Con estos antecedentes no es de extrañar que las bajas fueran abrumadoras para cualquiera que se informe: más de un cuarto de millón de muertos y cerca de medio millón de heridos entre ambos bandos. 

Si además leemos que se dispararon más de 23 millones de proyectiles de artillería y que en algunos puntos estallaron cincuenta proyectiles por cada metro cuadrado de terreno, nos haremos una composición de lugar bastante aproximada de lo que supuso Verdún. 

Pensemos ahora que Verdún fue una batalla que discurrió durante meses en paralelo a la batallad del Somme, en la que ambos bandos tuvieron unas bajas de aproximadamente un millón de hombres entre muertos y heridos (solo el primer día, 1 de julio de 1916, fallecieron cerca de veinte mil británicos). 


Cifras abrumadoras, muy diferentes a lo que es la guerra hoy en día, con operaciones a distancia casi quirúrgicas en las que cada baja propia se ve como una tragedia. Pero en 1916 la guerra estaba en manos de hombres que, en su mayor parte, veía a los propios como peones sacrificables (en el más amplio sentido de la palabra) en aras de un fin mayor: el honor de la nación. 
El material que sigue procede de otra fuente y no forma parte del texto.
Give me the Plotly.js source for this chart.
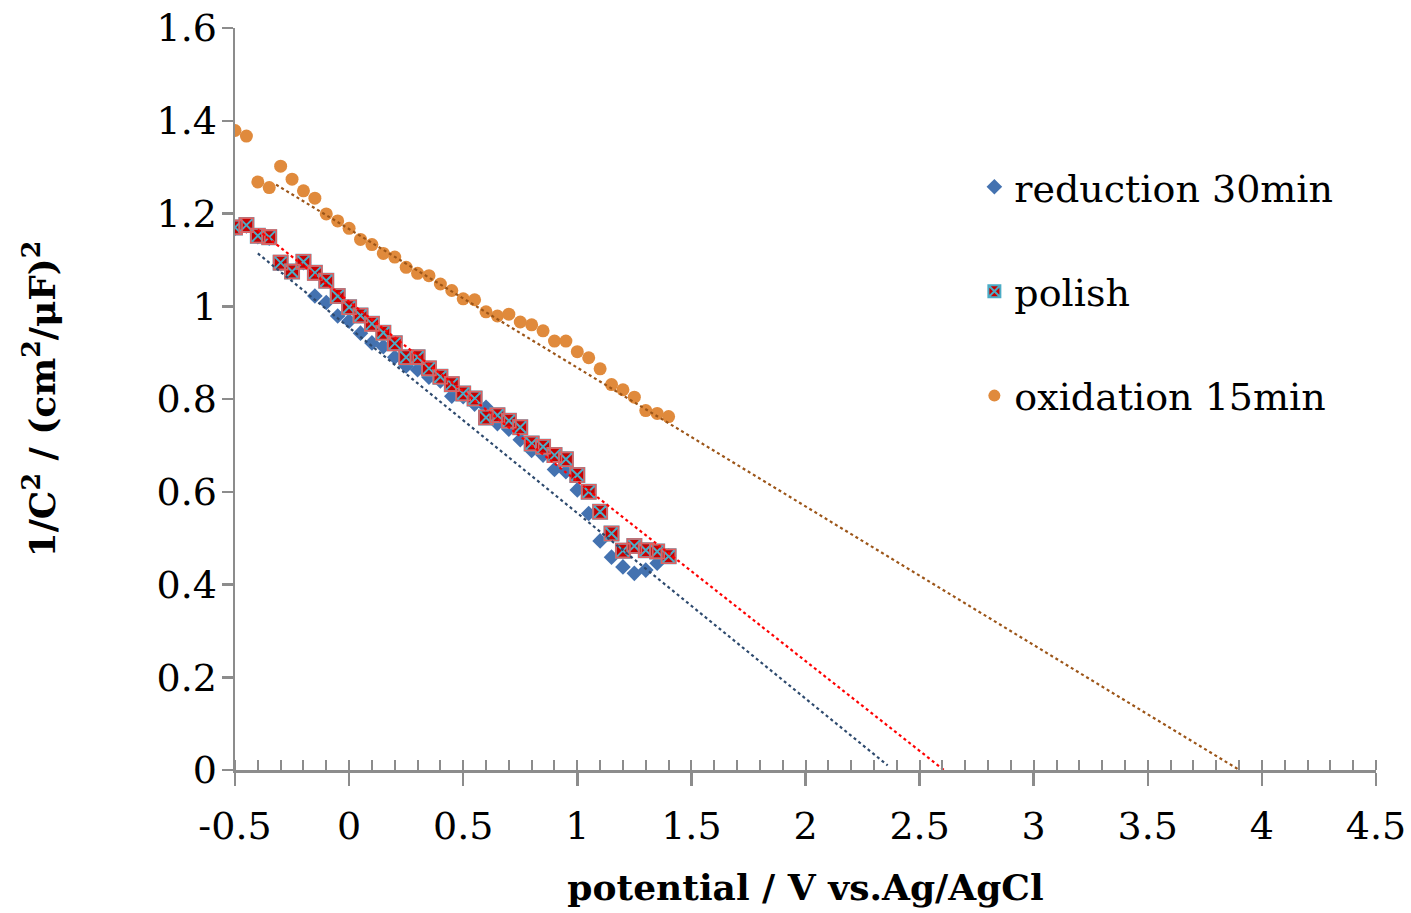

Solo han pasado 100 años de todo aquello. Conceptos como la Paz Armada nos llevaron después a la Guerra Fría que atemorizó el mundo durante treinta años. Nunca antes tuvo la especie humana tal capacidad destructiva, pero en los campos de Verdún (y del Somme o Ypres), se demostró que la inventiva humana para la destrucción va más allá de cualquier previsión: tanques, aviones, ametralladoras, artillería, guerra química... La industrialización del horror.